American Judges Association
The Third Branch of the Third Sovereign: A Brief History of Tribal Courts and Their Perception in the Supreme Court
Date of this Version
Court Review, Volume 49, Issue 1 (2013)
No other branch of any government at any level in the United States faces the same sorts of unique challenges, jurisdictional quandaries,1 resource limitations, and threats to its authority than tribal courts. Yet, despite the challenges tribal courts face—not the least of which is a wariness and sometimes outright hostility from other American courts—tribal nations and especially tribal courts have grown increasingly adept and innovative at finding ways to overcome the myriad of hurdles that confront them.

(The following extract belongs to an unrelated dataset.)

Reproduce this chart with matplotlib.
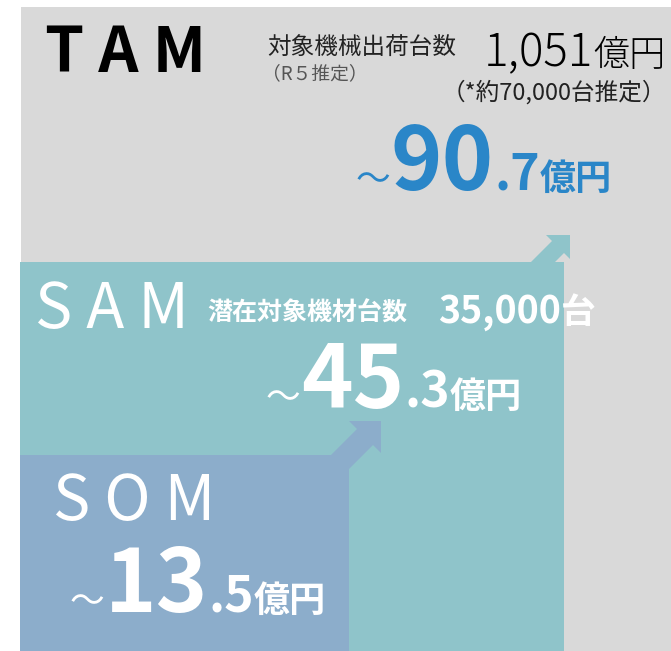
import matplotlib
matplotlib.use("Agg")
import matplotlib.pyplot as plt
from matplotlib.patches import Rectangle, Polygon

# values
levels = ['TAM', 'SAM', 'SOM']
market_oku = [90.7, 45.3, 13.5]          # 億円
tam_desc = '対象機械出荷台数'
tam_note = '（R５推定）'
tam_total = '1,051'
tam_units = '（*約70,000台推定）'
sam_desc = '潜在対象機材台数'
sam_units = '35,000'

gray = '#D9D9D9'
teal = '#8FC4CA'
slate = '#8CADCB'
blue = '#2A86C8'

NARROW = ['Liberation Sans Narrow', 'Noto Sans CJK JP', 'DejaVu Sans']
CJK = ['Noto Sans CJK JP', 'DejaVu Sans']

fig = plt.figure(figsize=(6.71, 6.51), dpi=100)
ax = fig.add_axes([0, 0, 1, 1])
ax.set_xlim(0, 671)
ax.set_ylim(651, 0)
ax.axis('off')
renderer = fig.canvas.get_renderer()


def run(x, y, pieces, color):
    # put text pieces one after the other on one baseline
    for s, size, weight, fam in pieces:
        t = ax.text(x, y, s, fontsize=size, fontweight=weight, family=fam,
                    color=color, ha='left', va='baseline')
        x += t.get_window_extent(renderer).width
    return x


def arrow(tip, head, color):
    # up-right arrow, right angle of the head at the tip
    tx, ty = tip
    a = head / 4.0
    pts = [(tx, ty), (tx, ty + head), (tx - a, ty + head - a),
           (tx - a - 60, ty + head - a + 60), (tx - 3 * a - 60, ty + head - 3 * a + 60),
           (tx - 3 * a, ty + head - 3 * a), (tx - head, ty)]
    ax.add_patch(Polygon(pts, closed=True, color=color, lw=0))


# boxes
ax.add_patch(Rectangle((21, 7), 650, 644, color=gray, lw=0))
arrow((570, 235), 24, teal)
ax.add_patch(Rectangle((20, 262), 544, 389, color=teal, lw=0))
arrow((381, 421), 32, slate)
ax.add_patch(Rectangle((20, 455), 329, 196, color=slate, lw=0))

# TAM
ax.text(45, 72, ' '.join(levels[0]), fontsize=45, fontweight='bold', family=NARROW,
        color='black', va='baseline')
ax.text(267, 55, tam_desc, fontsize=17, family=CJK, color='#222222', va='baseline')
ax.text(262, 79, tam_note, fontsize=13.5, family=CJK, color='#555555', va='baseline')
run(484, 66, [(tam_total, 33, 'light', NARROW), ('億円', 26, 'light', CJK)], 'black')
ax.text(442, 100, tam_units, fontsize=17, family=NARROW, color='#222222', va='baseline')


def value(x, y, v, color):
    whole, dec = ('%.1f' % v).split('.')
    run(x, y, [('～', 25, 'normal', CJK), (whole, 63, 'bold', NARROW),
               ('.' + dec, 36, 'bold', NARROW), ('億円', 26, 'bold', CJK)], color)


value(356, 190, market_oku[0], blue)

# SAM
ax.text(35, 328, ' '.join(levels[1]), fontsize=45, family=NARROW, color='white', va='baseline')
ax.text(207, 321, sam_desc, fontsize=18, fontweight='bold', family=CJK, color='white',
        va='baseline')
run(438, 323, [(sam_units, 27, 'bold', NARROW), ('台', 25, 'bold', CJK)], 'white')
value(266, 408, market_oku[1], 'white')

# SOM
ax.text(53, 520, ' '.join(levels[2]), fontsize=45, family=NARROW, color='white', va='baseline')
value(70, 612, market_oku[2], 'white')

fig.savefig('out.png', dpi=100)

The role of today’s tribal court often requires it to blend two different, although not necessarily competing, legal traditions: older tribal common law and more recent Western-inspired sources of law, such as constitutions and codes. Many tribal courts have risen to the challenge, finding innovative ways to make the teachings, traditions, and rules of previous generations—the common law of the tribal nation—speak to the issues of the present and provide guidance in how to read the contemporary law of the community. This valuable work has helped tribal nations develop and engage in American legal, political, and financial life like never before, with substantial benefits to tribal peoples in a changing world with greater opportunities.
Unfortunately, the innovative work that many tribal courts are engaged in is not always recognized and appreciated outside of Indian Country. As a consequence, there remains a fair amount of trepidation about tribal courts, particularly in other American courts and perhaps especially in the Supreme Court. This trepidation is often founded by the same presumptions about tribal peoples that existed in the nineteenth century and were expressed in the Indian law cases of that era.